New ACS CEO Ed Woodall warns of cost, regulation and competition but highlights community trust and flexibility as key sector strengths.

New CEO and a new era for ACS

It was with a sense of solemn purpose that Ed Woodall addressed his first annual conference as the newly appointed chief executive of the ACS (Association of Convenience Stores) in Birmingham on 15 April.  Ed’s role is to look out for the interests of the retailers in the channel and he set out his commitment to ensuring that going forward the ACS will redouble its efforts to protect the sector and help preserve and develop a beneficial environment in which it can thrive.  Setting out the ACS’ mission under his leadership Ed said: ‘The convenience sector is changing faster than ever. ACS has a vital role in helping the next generation of retailers succeed by sharing practical advice, insight and evidence-based guidance. Our research, expertise and network are foundational tools for anyone trading in the convenience sector today and for those building the local shops of the future.’

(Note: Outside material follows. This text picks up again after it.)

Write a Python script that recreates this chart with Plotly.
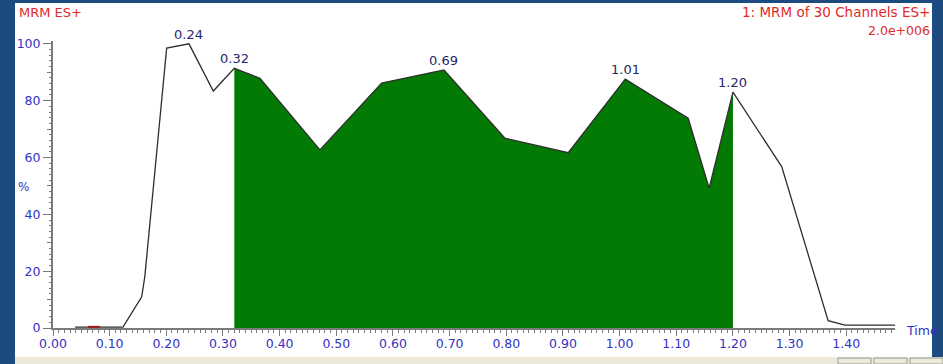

A stormy outlook for UK convenience

There’s no doubt Ed’s resolve will be needed, it’s an inescapable fact that in 2026 the channel faces an unprecedented storm of headwinds.  Driven by the uncertainties of global instability and overlayered by the burden of new regulations and intensifying threats from both legitimate and illicit competition, retailers (and their suppliers) are staring down the twin barrels of ‘a cost-of-living crisis plus a cost-of-business crisis’ (to quote Phil Ponsonby, ACS Chairman and Chief Executive for Integration at the recently formed Our Co-op).

These challenges were an ever-present theme over the course of the conference through the mix of presentations, discussion panels and audience participation.  It was no surprise that the audience responses identified ‘supply chain instability’, ‘illicit trade’ and ‘the discounters’ as the primary threats currently faced by businesses in the convenience channel.

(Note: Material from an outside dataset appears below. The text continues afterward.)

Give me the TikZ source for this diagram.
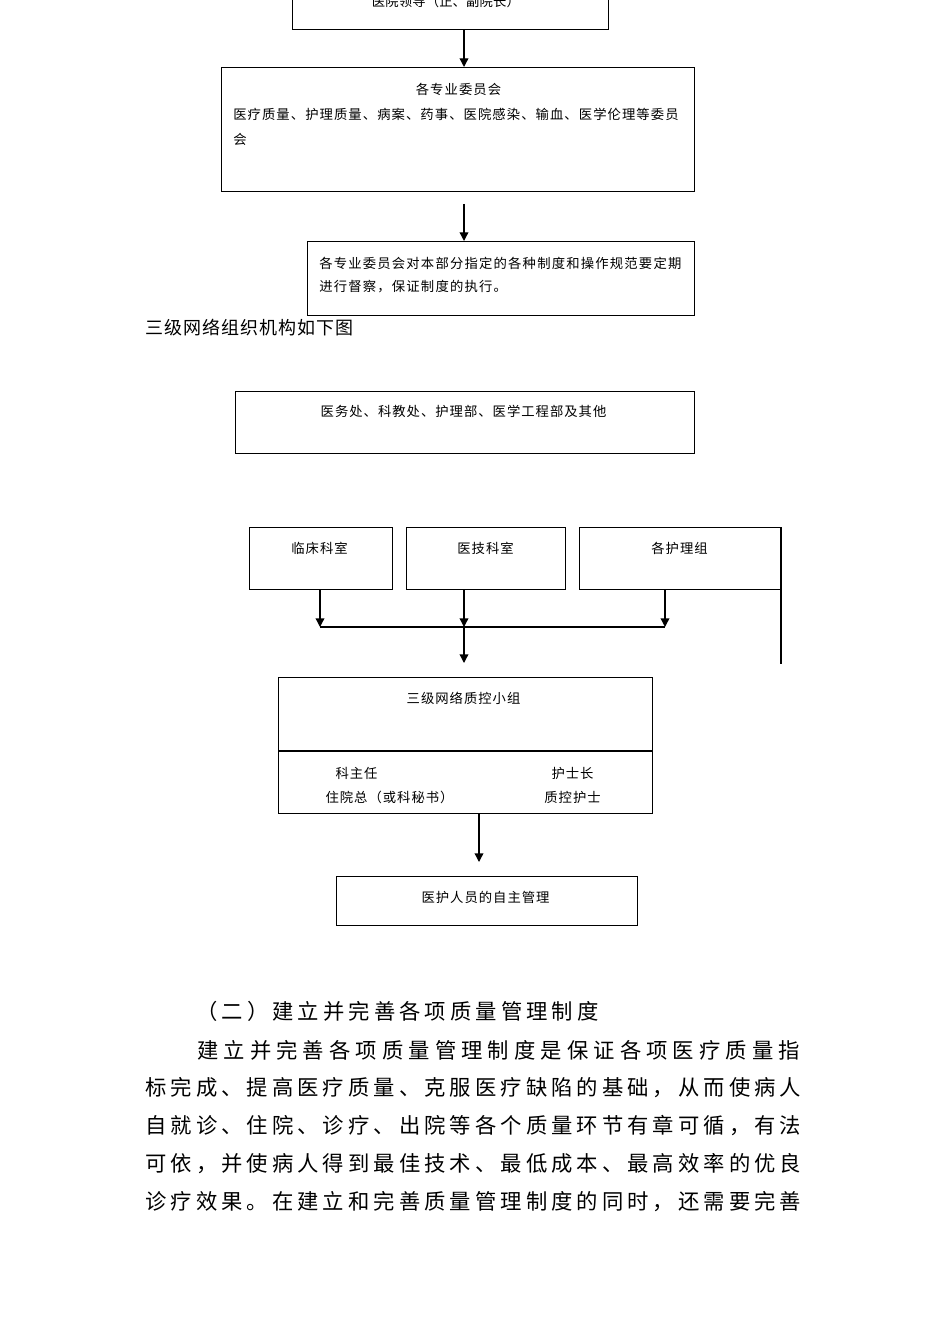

Clearly there’s also an increasing sense of urgency about the impending implementation of convenience significant government legislation and a slight sense of rising panic that the sector is not yet prepared for the impact of the generational tobacco ban (January 2027) and the DRS (Deposit Return Scheme – October 2027).  Indeed, the ACS estimates that only one in five independent retailers has yet made plans to engage with the DRS implementation, and though some progressive retailers have already installed a reverse vending machine in preparation these are very much the exception.

But the sector is resilient and remains optimistic

If the first half of the conference laid bare the scale of the challenges facing UK convenience, the second half was far more uplifting, offering tangible reassurance that the sector possesses distinctive strengths no other retail channel can easily replicate.

A recurring theme was community. Futurist William Higham, founder of The Next Big Thing, highlighted trust as convenience retail’s most powerful and underutilised asset. In a striking statistic, Higham noted that 56% of UK adults say they do not trust government, big business or the media, yet they do trust their neighbours and local community. It is here, he argued, that convenience stores occupy an enviable position. Embedded in neighbourhoods, familiar to customers and run by visible local people, convenience retailers have a licence to play a far more central communal role than larger, more anonymous formats.

That theory was brought vividly to life by Charlotte Dant, an independent retailer from Lincolnshire, whose stores have consciously evolved into a genuine “third space” for their community. From hosting “Breakfast with Santa” events to partnering with the local foodbank, Dant showed how convenience stores can become social hubs as well as retail destinations. These initiatives are not simply altruistic; they build loyalty, trust and relevance that no price promotion can buy. In a period of economic and social uncertainty, that sense of belonging may prove invaluable.

Flexibility providing strength

Another structural advantage repeatedly emphasised was flexibility. As Steve Browne, Heart of England Co-operative CEO, neatly put it, “the format must fit the location”. Unlike larger store formats bound by rigid operating models, convenience stores can adapt rapidly to the specific needs of their catchment: ranges, missions, services and even store layouts shifting to reflect local demographics and usage patterns. Leaning into the make-up of each location, delegates heard, is fundamental to long-term success.

Andy Allen, Retail Operations Director for BP, illustrated this point at scale. He outlined how BP forecourt operations differ dramatically between neighbourhood sites and motorway service areas, with tailored ranges and missions designed around distinct customer needs. The key lesson, Allen stressed, is that over-standardisation risks stripping out local relevance, diluting both shopper engagement and sales. Convenience thrives precisely because it resists a one-size-fits-all approach.

Taken together, the message from Birmingham was clear: while the sector faces formidable headwinds, it also holds powerful advantages. Rooted in community, trusted by customers and inherently adaptable, convenience retail remains uniquely placed to evolve with changing consumer needs. In that flexibility lies optimism and opportunity for the years ahead.